Here are five stories from CBCNews.ca you may have missed.
Pope Benedict XVI resigns
On Monday, Pope Benedict XVI announced his resignation, shocking the world’s 1.2 billion Catholics and leaving many wondering who will replace him.
Benedict, 85, said he is stepping down as his strength wanes.
"After having repeatedly examined my conscience before God, I have come to the certainty that my strengths, due to an advanced age, are no longer suited to an adequate exercise of the Petrine ministry," the Pope said.
The Vatican said a conclave of cardinals will choose his replacement by mid-March.
“Benedict XVI's announcement couldn't have been better scripted. Two days before Lent, Christianity's 40-day season of penitential reflection, the Pope announced he's quitting his job, with a new pope promised by Easter, the day of resurrection,” journalist Michael Valpy writes.
Obama’s delivers state of the union address
U.S. President Barack Obama is “a man who wants to be an activist in his second term ‘without adding to the deficit by a single dime,’” the CBC’s senior Washington correspondent Neil Macdonald writes.
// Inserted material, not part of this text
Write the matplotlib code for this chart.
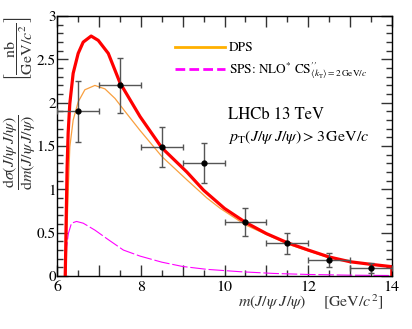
import numpy as np
import matplotlib
matplotlib.use("Agg")
import matplotlib.pyplot as plt
from matplotlib.lines import Line2D
from matplotlib.ticker import MultipleLocator, FuncFormatter

plt.rcParams['font.family'] = 'STIXGeneral'
plt.rcParams['mathtext.fontset'] = 'stix'

# data points (LHCb 13 TeV)
m_pts = [6.5, 7.5, 8.5, 9.5, 10.5, 11.5, 12.5, 13.5]
xs_pts = [1.90, 2.20, 1.49, 1.30, 0.62, 0.38, 0.19, 0.09]
xs_err = [0.35, 0.32, 0.23, 0.23, 0.16, 0.12, 0.08, 0.06]
m_err = [0.5, 0.5, 0.5, 0.5, 0.5, 0.5, 0.5, 0.5]

# total (red)
m_tot = [6.19, 6.20, 6.215, 6.235, 6.26, 6.30, 6.38, 6.50, 6.62, 6.81, 6.98, 7.22, 7.50,
         7.98, 8.50, 9.10, 9.50, 10.0, 10.5, 11.0, 11.5, 12.0, 12.5, 13.0, 13.5, 14.0, 14.0]
xs_tot = [0.0, 0.25, 0.70, 1.25, 1.65, 1.99, 2.34, 2.57, 2.70, 2.77, 2.72, 2.57, 2.23,
          1.84, 1.48, 1.20, 0.99, 0.78, 0.62, 0.49, 0.385, 0.30, 0.22, 0.165, 0.135, 0.108, 0.0]

# DPS (orange)
m_dps = [6.21, 6.23, 6.265, 6.30, 6.38, 6.50, 6.66, 6.90, 7.14, 7.38, 7.62, 7.98,
         8.50, 9.10, 9.58, 9.90, 10.5, 11.5, 12.5, 13.5, 14.0]
xs_dps = [0.0, 0.50, 1.03, 1.49, 1.80, 2.01, 2.15, 2.20, 2.16, 2.05, 1.90, 1.68,
          1.38, 1.11, 0.90, 0.78, 0.59, 0.37, 0.21, 0.13, 0.105]

# SPS (magenta)
m_sps = [6.20, 6.225, 6.265, 6.34, 6.46, 6.62, 6.90, 7.22, 7.58, 7.98, 8.5, 9.0,
         9.58, 10.37, 11.17, 12.0, 13.0, 14.0]
xs_sps = [0.0, 0.34, 0.49, 0.61, 0.63, 0.61, 0.53, 0.42, 0.30, 0.23, 0.16, 0.11,
          0.077, 0.05, 0.03, 0.018, 0.01, 0.006]

fig = plt.figure(figsize=(4.12, 3.29), dpi=100)
ax = fig.add_axes([0.139, 0.161, 0.812, 0.790])

ax.plot(m_dps, xs_dps, color='#F9A03F', lw=0.9)
ax.plot(m_sps, xs_sps, color='#FF00FF', lw=0.8, dashes=[14, 2.5])
ax.plot(m_tot, xs_tot, color='#FF0000', lw=2.3)
ax.errorbar(m_pts, xs_pts, yerr=xs_err, xerr=m_err, fmt='o', color='black', ms=3.5,
            ecolor='#555555', elinewidth=1.0, capsize=2.2, capthick=1.0, zorder=5)

ax.set_xlim(6, 14)
ax.set_ylim(0, 3)
ax.xaxis.set_major_locator(MultipleLocator(1))
ax.xaxis.set_minor_locator(MultipleLocator(0.5))
ax.xaxis.set_major_formatter(FuncFormatter(lambda v, p: '%d' % v if int(round(v)) % 2 == 0 else ''))
ax.yaxis.set_major_locator(MultipleLocator(0.5))
ax.yaxis.set_minor_locator(MultipleLocator(0.1))
ax.yaxis.set_major_formatter(FuncFormatter(lambda v, p: '%g' % v))
ax.tick_params(which='both', direction='in', top=True, right=True, labelsize=11.5, color='#333333')
ax.tick_params(axis='y', labelsize=11, pad=1)
ax.tick_params(axis='x', pad=3.5)
ax.tick_params(which='major', length=8, width=1)
ax.tick_params(which='minor', length=4, width=1)
for s in ax.spines.values():
    s.set_linewidth(1.0)

handles = [Line2D([], [], color='#FFB000', lw=2),
           Line2D([], [], color='#FF00FF', lw=2, dashes=[3.5, 1.5])]
labels = ['DPS', r'SPS: NLO$^{*}$ CS$^{\prime\prime}_{\langle k_{\mathrm{T}}\rangle=2\,\mathrm{GeV}/c}$']
leg = ax.legend(handles, labels, loc='upper left', bbox_to_anchor=(175 / 412, 1 - 42 / 329),
                bbox_transform=fig.transFigure, frameon=False, fontsize=9.5, borderpad=0,
                handlelength=3.8, handletextpad=0.3, labelspacing=0.45, borderaxespad=0)

fig.text(228 / 412, 1 - 115 / 329, 'LHCb 13 TeV', fontsize=12, va='center', ha='left')
fig.text(228 / 412, 1 - 137 / 329, r'$p_{\mathrm{T}}(J/\psi\;J/\psi) > 3\,\mathrm{GeV}/c$',
         fontsize=11.5, va='center', ha='left')

fig.text(20 / 412, 1 - 152 / 329,
         r'$\dfrac{\mathrm{d}\sigma(J/\psi\,J/\psi)}{\mathrm{d}m(J/\psi\,J/\psi)}$',
         rotation=90, fontsize=11.5, va='center', ha='center', color='#333333')
fig.text(19 / 412, 1 - 49 / 329, r'$\left[\dfrac{\mathrm{nb}}{\mathrm{GeV}/c^2}\right]$',
         rotation=90, fontsize=11.5, va='center', ha='center', color='#333333')
fig.text(272 / 412, 1 - 302 / 329, r'$m(J/\psi\;J/\psi)$', fontsize=11.5,
         va='center', ha='center', color='#333333')
fig.text(353 / 412, 1 - 302 / 329, r'$\left[\mathrm{GeV}/c^2\right]$', fontsize=11.5,
         va='center', ha='center', color='#333333')

fig.savefig('out.png', dpi=100)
Obama delivered a state of the union address on Tuesday night that touched on a range of issues from gun control to health care to climate change. But while the president floated several grand ideas, Macdonald said it will be hard for him to turn them into reality.
“Gone is all that first term hope-and-change rhetoric … in its place stands a man trying to live up to the progressive expectations he once raised, and trying to govern a nation that is notoriously difficult to govern.”
Canadian skiers risk it all on backcountry slopes
On B.C.’s towering mountains, skiers, boarders and snowmobilers are searching for fresh powder, and many are venturing into backcountry terrain to find it, the CBC’s Evan Mitsui reports.
"If you can't get fresh snow at a resort, the message is: step out of bounds to get it," said John Irvine, director of sports marketing for Mountain Equipment Co-op, one of Canada's largest outdoor equipment retailers.
While experienced backcountry skiers have always sought fresh snow, ducking under ski hill ropes has proven dangerous for some. The biggest risk, Mitsui reports, is avalanches.
Tibetan anger with China behind self-immolations
Since 2009, 100 Tibetan monks have set themselves on fire to protest against China.
“Far from provoking a national reflection on what life under Chinese rule is like for Tibetans, this wave of self-immolations has met with a predictable reaction from Chinese authorities,” journalist Patrick Brown writes.
“It consists of a propaganda campaign accusing the exiled Tibetan spiritual leader, the Dalai Lama, of instigating the protest, as well as ever-tighter security measures, including harsh prison sentences for those accused of abetting the suicides, or trying to stop police from seizing the remains.”
In defence of odd couples
Valentine’s Day always shines a bright light on those “perfect-looking” couples, but CBCNews.ca reporter Fabiola Carletti found odd couples are much more common.
Dr. Blake Woodside, a professor in the psychiatry department at the University of Toronto, calls those perfectly in sync couples "heavenly twins."
"They’re about five per cent of couples, but they’re held up as the ideal," Woodside said.
More common are odd couples, who, as Carletti writes: “have their differences but, like interwoven fingers, manage to create a firm lock.”